Ces enfants rompent alors le contact avec leurs parents, précisément parce que celui-ci est trop étroit, car ils ne se sentent pas considérés comme une personne avec tous ses besoins. Ils ont besoin de rompre le contact pour pouvoir respirer et se retrouver eux-mêmes. «Les jeunes adultes se soustraient au contact étroit avec leur mère et/ou leur père parce qu'ils veulent être eux-mêmes. Ce qui peut être accablant pour leurs parents, qui se sentent abandonnés».

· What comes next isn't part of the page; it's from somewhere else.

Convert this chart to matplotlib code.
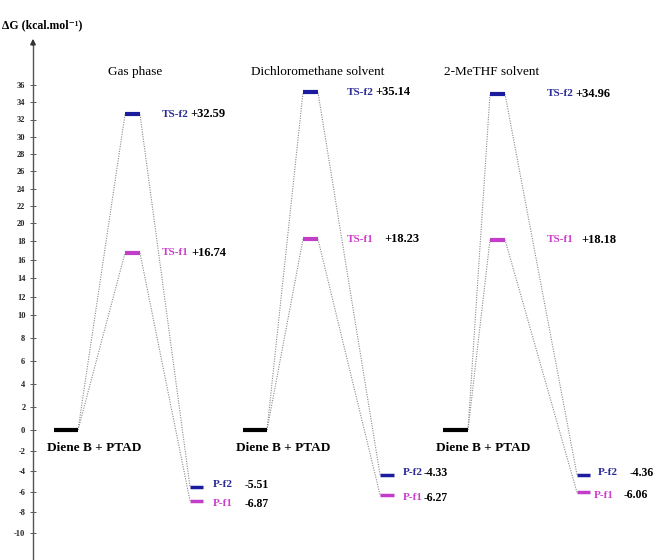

Ce n'est donc pas seulement le manque de proximité et de sécurité qui joue un rôle, mais aussi l'excès de proximité - de l'expérience d'une prise en charge insuffisante, on passe à une prise en charge excessive. Le «juste milieu», selon Haarmann, fait défaut. Le drame, c'est que «dans la surprotection, le fait de tout donner, d'être tout près, il ne s'agit pas de l'enfant. Dans cette surprotection, on passe à côté de quelque chose d'essentiel des besoins de l'enfant, il s'agit bien plus de la peur des parents, de leur peur de perdre à nouveau cet amour».